Pour moi, quand on émigre vers d’autres rives, le plus important à ne pas oublier, c’est soi-même. Et on ne peut pas partir sans rien laisser de nous. On laisse toujours une partie de soi derrière. On arrive au pays d'accueil avec une sorte d'énergie qui nous rend étrange, faible et impuissant face à la vie. On ouvre la porte du nouveau pays, hagard, troublé. Il n’y a rien de plus douloureux que l’absence d’un pays dans le cœur. C’est une torture. On rêve qu’on débarque chaque petit matin. La famille nous accueille, chaleureuse. Câlins, bisous. Ils cuisinent notre plat préféré. On se réveille brusquement, tourmenté. La nuit, on fait des rêves impossibles, des rêves fragiles comme une feuille morte, tombée trop tôt d’un arbre qu’elle aimait encore, espérant qu’au sol, quelqu’un la ramasse, qu’on lui dise qu’elle valait plus que sa chute.

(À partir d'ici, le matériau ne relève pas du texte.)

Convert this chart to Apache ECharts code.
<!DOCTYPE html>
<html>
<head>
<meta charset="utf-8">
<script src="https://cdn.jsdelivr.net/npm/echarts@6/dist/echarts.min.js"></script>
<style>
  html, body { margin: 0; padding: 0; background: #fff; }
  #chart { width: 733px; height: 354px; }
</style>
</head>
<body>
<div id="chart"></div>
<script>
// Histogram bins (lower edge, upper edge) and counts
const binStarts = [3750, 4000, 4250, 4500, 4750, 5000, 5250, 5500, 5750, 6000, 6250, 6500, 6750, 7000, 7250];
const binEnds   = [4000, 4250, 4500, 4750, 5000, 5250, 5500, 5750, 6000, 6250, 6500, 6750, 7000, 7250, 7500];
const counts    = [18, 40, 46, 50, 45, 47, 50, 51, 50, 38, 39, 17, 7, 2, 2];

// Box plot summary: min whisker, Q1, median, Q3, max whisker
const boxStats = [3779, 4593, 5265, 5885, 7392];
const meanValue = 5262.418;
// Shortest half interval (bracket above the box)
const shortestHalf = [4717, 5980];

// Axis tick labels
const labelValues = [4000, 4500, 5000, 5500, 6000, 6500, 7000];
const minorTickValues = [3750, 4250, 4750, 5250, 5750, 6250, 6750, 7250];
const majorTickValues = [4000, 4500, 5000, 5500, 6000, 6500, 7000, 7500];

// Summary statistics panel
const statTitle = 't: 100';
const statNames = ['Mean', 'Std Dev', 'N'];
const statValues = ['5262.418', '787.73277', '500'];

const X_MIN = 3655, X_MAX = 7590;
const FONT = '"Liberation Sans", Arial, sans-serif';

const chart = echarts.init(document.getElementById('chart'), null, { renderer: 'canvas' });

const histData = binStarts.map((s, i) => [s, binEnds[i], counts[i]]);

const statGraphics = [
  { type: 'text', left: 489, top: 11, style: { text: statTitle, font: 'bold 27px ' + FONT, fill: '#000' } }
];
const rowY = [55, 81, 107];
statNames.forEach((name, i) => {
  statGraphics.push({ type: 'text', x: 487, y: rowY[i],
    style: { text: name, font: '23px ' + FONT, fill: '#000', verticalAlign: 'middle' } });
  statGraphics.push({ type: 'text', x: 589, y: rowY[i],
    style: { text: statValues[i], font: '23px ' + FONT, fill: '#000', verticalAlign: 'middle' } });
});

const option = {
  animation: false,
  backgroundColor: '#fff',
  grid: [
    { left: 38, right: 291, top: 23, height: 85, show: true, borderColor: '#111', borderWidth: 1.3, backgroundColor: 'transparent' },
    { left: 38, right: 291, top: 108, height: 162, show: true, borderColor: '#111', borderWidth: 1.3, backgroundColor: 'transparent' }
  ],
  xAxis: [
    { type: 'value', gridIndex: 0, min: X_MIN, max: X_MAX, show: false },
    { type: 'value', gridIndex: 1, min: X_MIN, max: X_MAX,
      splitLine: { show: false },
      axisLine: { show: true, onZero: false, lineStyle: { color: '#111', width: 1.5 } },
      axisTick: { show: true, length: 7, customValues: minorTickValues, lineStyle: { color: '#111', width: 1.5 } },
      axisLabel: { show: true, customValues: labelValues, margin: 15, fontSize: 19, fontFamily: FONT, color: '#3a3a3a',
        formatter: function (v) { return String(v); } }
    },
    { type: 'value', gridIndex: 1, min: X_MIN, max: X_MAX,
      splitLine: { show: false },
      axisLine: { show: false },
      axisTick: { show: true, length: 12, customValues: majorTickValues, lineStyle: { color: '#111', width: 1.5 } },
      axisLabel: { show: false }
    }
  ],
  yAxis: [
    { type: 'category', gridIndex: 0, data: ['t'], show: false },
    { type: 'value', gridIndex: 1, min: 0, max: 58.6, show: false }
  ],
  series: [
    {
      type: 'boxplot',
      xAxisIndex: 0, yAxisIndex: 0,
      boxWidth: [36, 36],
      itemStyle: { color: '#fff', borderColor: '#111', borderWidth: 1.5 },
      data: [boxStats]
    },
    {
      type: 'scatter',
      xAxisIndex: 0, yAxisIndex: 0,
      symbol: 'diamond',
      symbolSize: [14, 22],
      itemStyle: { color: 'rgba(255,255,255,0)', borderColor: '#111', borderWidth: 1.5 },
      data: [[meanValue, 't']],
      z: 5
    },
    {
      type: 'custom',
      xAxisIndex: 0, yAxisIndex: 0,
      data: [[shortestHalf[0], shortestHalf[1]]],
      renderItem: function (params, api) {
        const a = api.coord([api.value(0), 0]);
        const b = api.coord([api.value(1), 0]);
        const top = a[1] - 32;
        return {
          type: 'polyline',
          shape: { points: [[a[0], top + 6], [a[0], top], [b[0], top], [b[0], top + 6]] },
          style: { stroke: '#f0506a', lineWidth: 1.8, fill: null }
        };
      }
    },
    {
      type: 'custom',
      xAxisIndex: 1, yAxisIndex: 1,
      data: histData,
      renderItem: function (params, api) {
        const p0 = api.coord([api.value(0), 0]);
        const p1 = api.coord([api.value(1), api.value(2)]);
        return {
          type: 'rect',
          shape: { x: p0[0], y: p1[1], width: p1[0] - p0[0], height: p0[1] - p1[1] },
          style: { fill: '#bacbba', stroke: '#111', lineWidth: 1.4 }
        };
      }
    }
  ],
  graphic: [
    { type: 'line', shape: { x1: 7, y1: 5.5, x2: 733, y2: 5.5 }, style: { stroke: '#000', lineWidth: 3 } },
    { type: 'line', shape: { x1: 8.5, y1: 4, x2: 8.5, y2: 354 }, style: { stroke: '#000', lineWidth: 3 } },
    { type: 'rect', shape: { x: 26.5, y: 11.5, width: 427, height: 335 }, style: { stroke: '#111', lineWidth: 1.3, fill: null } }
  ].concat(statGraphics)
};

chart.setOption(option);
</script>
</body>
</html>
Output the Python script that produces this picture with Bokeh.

Mon grand-père, Exael V., n’a pas oublié sa brosse à dents mais lui-même, et il n’est jamais revenu chercher cette part de lui. Il a émigré aux Bahamas, un pays de la Caraïbe, même avant la naissance de ma mère, dans les années 70. Il n’a jamais remis les pieds en Haïti. Même pas une seule fois. Plus de cinquante ans dehors. J’ai passé toute mon adolescence à parler avec lui au téléphone. Il me disait très rarement bonjour, mais toujours : « Je reviens, nèganm. » (mon nègre). Dieu sait combien de fois il m’a promis qu’il reviendrait au pays, que je verrais en chair et en os mon grand-père. Je l’attendais à chaque instant. J’imaginais sa présence. Il était toujours présent dans mes rêves.
Reviens vite, Grand-père
Quand l’absence était trop cruelle, je croyais que les aînés que je croisais dans les rues des Gonaïves étaient mon aïeul. Il arrive, maman. Il nous fait une surprise. Quand on aime quelqu’un, on le voit dans tous les visages, dans tous les coins, dans chaque mouvement des fleurs. L'amour est affaire de mystère. Je reviens définitivement dans mon pays pour vivre, disait-il pour finir chaque conversation. Comme si, aux Bahamas, les migrants haïtiens ne vivent pas, ils respirent…
Je croyais qu’il reviendrait un jour. Il y avait tellement d’espoir. Mais hélas, la vie a brisé nos promesses, sans crainte, sans pitié. La vie a froissé mon attente. Il est mort en juin 2021. Je n'accepte pas encore qu'il soit mort. Il y a des illusions qui nous aident encore à croire en la vie.
Je ne suis pas allé aux funérailles parce que je n’avais pas d'argent. Mais je me culpabilise parfois. Pourquoi me culpabiliser, c’est injuste ce que je fais à moi-même. Maintenant si je veux, je peux aller aux Bahamas, mais grand-père n’est plus là-bas. On dit qu'il est mort. Il a un acte de décès. Grand-père, nous n’avons pas vu fleurir nos promesses. Je me souviens encore de notre dernière conversation, quelques jours avant votre étonnant voyage.
Cet immigrant haïtien n'avait peut-être pas oublié sa brosse à dents. Il est parti en bateau. Sans passeport, ni visa ; seul. Avec le bleu de la mer dans son cœur. Le plus important n’était pas dans sa valise mais sur la terre de ses ancêtres. Il a oublié son être en Haïti. Il a oublié les coups de clairin, les rires partagés, la présence de ses petits-fils. Il a oublié sa vie parce qu'il a passé son existence à dire : je vais revenir vivre en Haïti. Parfois, j’ai envie d’écrire une longue lettre d'amour et de la déposer sur sa tombe. Mais à quoi ça servira ? Je n'accepte pas encore sa mort.